▶ AIM: Would you return all of this data exactly, leaving nothing out?

▶ MATERIAL:
....

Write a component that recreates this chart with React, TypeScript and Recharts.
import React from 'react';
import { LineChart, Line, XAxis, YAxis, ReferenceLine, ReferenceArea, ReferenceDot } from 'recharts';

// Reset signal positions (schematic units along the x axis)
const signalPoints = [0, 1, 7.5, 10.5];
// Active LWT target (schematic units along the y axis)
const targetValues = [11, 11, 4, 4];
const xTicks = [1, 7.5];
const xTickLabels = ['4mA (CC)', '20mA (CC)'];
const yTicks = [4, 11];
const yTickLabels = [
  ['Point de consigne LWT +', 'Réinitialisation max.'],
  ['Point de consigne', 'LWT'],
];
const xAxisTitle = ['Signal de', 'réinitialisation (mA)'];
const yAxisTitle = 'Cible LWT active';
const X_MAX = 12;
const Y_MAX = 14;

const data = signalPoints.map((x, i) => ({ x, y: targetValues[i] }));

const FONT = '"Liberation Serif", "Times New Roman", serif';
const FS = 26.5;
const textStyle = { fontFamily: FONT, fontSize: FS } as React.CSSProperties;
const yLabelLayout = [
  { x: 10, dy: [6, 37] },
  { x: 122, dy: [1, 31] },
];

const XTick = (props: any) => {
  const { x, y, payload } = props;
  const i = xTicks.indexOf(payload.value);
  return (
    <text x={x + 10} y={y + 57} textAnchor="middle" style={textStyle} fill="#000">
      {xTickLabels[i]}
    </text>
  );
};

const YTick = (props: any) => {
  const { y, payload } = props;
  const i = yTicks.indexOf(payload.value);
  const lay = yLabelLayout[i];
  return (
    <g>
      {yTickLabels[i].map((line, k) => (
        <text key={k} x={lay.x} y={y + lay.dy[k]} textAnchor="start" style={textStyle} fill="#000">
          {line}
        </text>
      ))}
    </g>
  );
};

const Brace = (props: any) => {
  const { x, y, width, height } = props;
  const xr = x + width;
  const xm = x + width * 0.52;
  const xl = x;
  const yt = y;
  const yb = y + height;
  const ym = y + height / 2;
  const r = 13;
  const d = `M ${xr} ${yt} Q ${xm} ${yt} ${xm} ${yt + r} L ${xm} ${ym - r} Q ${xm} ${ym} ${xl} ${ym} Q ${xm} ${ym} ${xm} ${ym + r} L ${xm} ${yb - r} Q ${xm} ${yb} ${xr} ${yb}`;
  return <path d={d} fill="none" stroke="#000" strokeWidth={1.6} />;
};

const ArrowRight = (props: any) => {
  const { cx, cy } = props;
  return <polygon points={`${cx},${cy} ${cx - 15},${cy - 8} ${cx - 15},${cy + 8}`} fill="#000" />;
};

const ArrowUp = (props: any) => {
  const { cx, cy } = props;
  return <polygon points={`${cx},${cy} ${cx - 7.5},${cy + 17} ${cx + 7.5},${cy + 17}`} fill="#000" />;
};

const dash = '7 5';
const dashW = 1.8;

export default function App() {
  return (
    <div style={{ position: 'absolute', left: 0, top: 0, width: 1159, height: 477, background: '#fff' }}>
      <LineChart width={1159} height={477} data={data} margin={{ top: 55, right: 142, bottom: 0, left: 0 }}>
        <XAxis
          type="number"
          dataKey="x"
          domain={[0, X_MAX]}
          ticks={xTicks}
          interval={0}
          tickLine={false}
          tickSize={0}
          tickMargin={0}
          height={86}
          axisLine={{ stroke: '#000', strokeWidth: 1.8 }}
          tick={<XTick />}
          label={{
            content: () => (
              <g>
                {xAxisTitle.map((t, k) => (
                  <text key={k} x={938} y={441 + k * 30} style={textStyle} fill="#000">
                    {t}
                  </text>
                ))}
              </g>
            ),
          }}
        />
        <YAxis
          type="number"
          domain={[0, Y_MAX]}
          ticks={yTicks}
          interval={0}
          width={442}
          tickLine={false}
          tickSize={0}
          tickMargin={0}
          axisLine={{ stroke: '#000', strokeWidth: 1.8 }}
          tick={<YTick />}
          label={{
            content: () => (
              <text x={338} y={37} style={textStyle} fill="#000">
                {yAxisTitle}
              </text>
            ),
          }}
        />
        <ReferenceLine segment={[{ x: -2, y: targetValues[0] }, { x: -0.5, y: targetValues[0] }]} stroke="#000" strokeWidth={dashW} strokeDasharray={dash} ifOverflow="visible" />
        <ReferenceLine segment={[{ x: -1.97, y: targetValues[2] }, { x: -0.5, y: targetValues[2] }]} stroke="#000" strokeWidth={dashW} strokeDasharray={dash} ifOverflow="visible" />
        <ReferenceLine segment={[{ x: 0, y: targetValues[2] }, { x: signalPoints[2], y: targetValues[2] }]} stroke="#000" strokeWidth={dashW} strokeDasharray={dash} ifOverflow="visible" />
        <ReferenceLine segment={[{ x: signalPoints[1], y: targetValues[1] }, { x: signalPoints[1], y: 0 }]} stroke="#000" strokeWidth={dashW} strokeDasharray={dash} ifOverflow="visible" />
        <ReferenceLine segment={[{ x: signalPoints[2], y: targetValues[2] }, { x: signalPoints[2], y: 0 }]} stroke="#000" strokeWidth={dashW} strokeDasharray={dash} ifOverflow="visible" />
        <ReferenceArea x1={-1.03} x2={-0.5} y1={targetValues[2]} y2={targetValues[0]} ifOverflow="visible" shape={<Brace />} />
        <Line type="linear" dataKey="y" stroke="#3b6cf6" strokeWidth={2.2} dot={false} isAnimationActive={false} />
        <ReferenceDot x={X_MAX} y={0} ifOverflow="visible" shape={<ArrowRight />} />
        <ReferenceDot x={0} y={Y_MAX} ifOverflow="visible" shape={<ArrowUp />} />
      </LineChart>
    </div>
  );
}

....

▶ RESPONSE TO THE TASK:
Write a component that recreates this chart with React, TypeScript and Recharts.
import React from 'react';
import { LineChart, Line, XAxis, YAxis, ReferenceLine, ReferenceArea, ReferenceDot } from 'recharts';

// Reset signal positions (schematic units along the x axis)
const signalPoints = [0, 1, 7.5, 10.5];
// Active LWT target (schematic units along the y axis)
const targetValues = [11, 11, 4, 4];
const xTicks = [1, 7.5];
const xTickLabels = ['4mA (CC)', '20mA (CC)'];
const yTicks = [4, 11];
const yTickLabels = [
  ['Point de consigne LWT +', 'Réinitialisation max.'],
  ['Point de consigne', 'LWT'],
];
const xAxisTitle = ['Signal de', 'réinitialisation (mA)'];
const yAxisTitle = 'Cible LWT active';
const X_MAX = 12;
const Y_MAX = 14;

const data = signalPoints.map((x, i) => ({ x, y: targetValues[i] }));

const FONT = '"Liberation Serif", "Times New Roman", serif';
const FS = 26.5;
const textStyle = { fontFamily: FONT, fontSize: FS } as React.CSSProperties;
const yLabelLayout = [
  { x: 10, dy: [6, 37] },
  { x: 122, dy: [1, 31] },
];

const XTick = (props: any) => {
  const { x, y, payload } = props;
  const i = xTicks.indexOf(payload.value);
  return (
    <text x={x + 10} y={y + 57} textAnchor="middle" style={textStyle} fill="#000">
      {xTickLabels[i]}
    </text>
  );
};

const YTick = (props: any) => {
  const { y, payload } = props;
  const i = yTicks.indexOf(payload.value);
  const lay = yLabelLayout[i];
  return (
    <g>
      {yTickLabels[i].map((line, k) => (
        <text key={k} x={lay.x} y={y + lay.dy[k]} textAnchor="start" style={textStyle} fill="#000">
          {line}
        </text>
      ))}
    </g>
  );
};

const Brace = (props: any) => {
  const { x, y, width, height } = props;
  const xr = x + width;
  const xm = x + width * 0.52;
  const xl = x;
  const yt = y;
  const yb = y + height;
  const ym = y + height / 2;
  const r = 13;
  const d = `M ${xr} ${yt} Q ${xm} ${yt} ${xm} ${yt + r} L ${xm} ${ym - r} Q ${xm} ${ym} ${xl} ${ym} Q ${xm} ${ym} ${xm} ${ym + r} L ${xm} ${yb - r} Q ${xm} ${yb} ${xr} ${yb}`;
  return <path d={d} fill="none" stroke="#000" strokeWidth={1.6} />;
};

const ArrowRight = (props: any) => {
  const { cx, cy } = props;
  return <polygon points={`${cx},${cy} ${cx - 15},${cy - 8} ${cx - 15},${cy + 8}`} fill="#000" />;
};

const ArrowUp = (props: any) => {
  const { cx, cy } = props;
  return <polygon points={`${cx},${cy} ${cx - 7.5},${cy + 17} ${cx + 7.5},${cy + 17}`} fill="#000" />;
};

const dash = '7 5';
const dashW = 1.8;

export default function App() {
  return (
    <div style={{ position: 'absolute', left: 0, top: 0, width: 1159, height: 477, background: '#fff' }}>
      <LineChart width={1159} height={477} data={data} margin={{ top: 55, right: 142, bottom: 0, left: 0 }}>
        <XAxis
          type="number"
          dataKey="x"
          domain={[0, X_MAX]}
          ticks={xTicks}
          interval={0}
          tickLine={false}
          tickSize={0}
          tickMargin={0}
          height={86}
          axisLine={{ stroke: '#000', strokeWidth: 1.8 }}
          tick={<XTick />}
          label={{
            content: () => (
              <g>
                {xAxisTitle.map((t, k) => (
                  <text key={k} x={938} y={441 + k * 30} style={textStyle} fill="#000">
                    {t}
                  </text>
                ))}
              </g>
            ),
          }}
        />
        <YAxis
          type="number"
          domain={[0, Y_MAX]}
          ticks={yTicks}
          interval={0}
          width={442}
          tickLine={false}
          tickSize={0}
          tickMargin={0}
          axisLine={{ stroke: '#000', strokeWidth: 1.8 }}
          tick={<YTick />}
          label={{
            content: () => (
              <text x={338} y={37} style={textStyle} fill="#000">
                {yAxisTitle}
              </text>
            ),
          }}
        />
        <ReferenceLine segment={[{ x: -2, y: targetValues[0] }, { x: -0.5, y: targetValues[0] }]} stroke="#000" strokeWidth={dashW} strokeDasharray={dash} ifOverflow="visible" />
        <ReferenceLine segment={[{ x: -1.97, y: targetValues[2] }, { x: -0.5, y: targetValues[2] }]} stroke="#000" strokeWidth={dashW} strokeDasharray={dash} ifOverflow="visible" />
        <ReferenceLine segment={[{ x: 0, y: targetValues[2] }, { x: signalPoints[2], y: targetValues[2] }]} stroke="#000" strokeWidth={dashW} strokeDasharray={dash} ifOverflow="visible" />
        <ReferenceLine segment={[{ x: signalPoints[1], y: targetValues[1] }, { x: signalPoints[1], y: 0 }]} stroke="#000" strokeWidth={dashW} strokeDasharray={dash} ifOverflow="visible" />
        <ReferenceLine segment={[{ x: signalPoints[2], y: targetValues[2] }, { x: signalPoints[2], y: 0 }]} stroke="#000" strokeWidth={dashW} strokeDasharray={dash} ifOverflow="visible" />
        <ReferenceArea x1={-1.03} x2={-0.5} y1={targetValues[2]} y2={targetValues[0]} ifOverflow="visible" shape={<Brace />} />
        <Line type="linear" dataKey="y" stroke="#3b6cf6" strokeWidth={2.2} dot={false} isAnimationActive={false} />
        <ReferenceDot x={X_MAX} y={0} ifOverflow="visible" shape={<ArrowRight />} />
        <ReferenceDot x={0} y={Y_MAX} ifOverflow="visible" shape={<ArrowUp />} />
      </LineChart>
    </div>
  );
}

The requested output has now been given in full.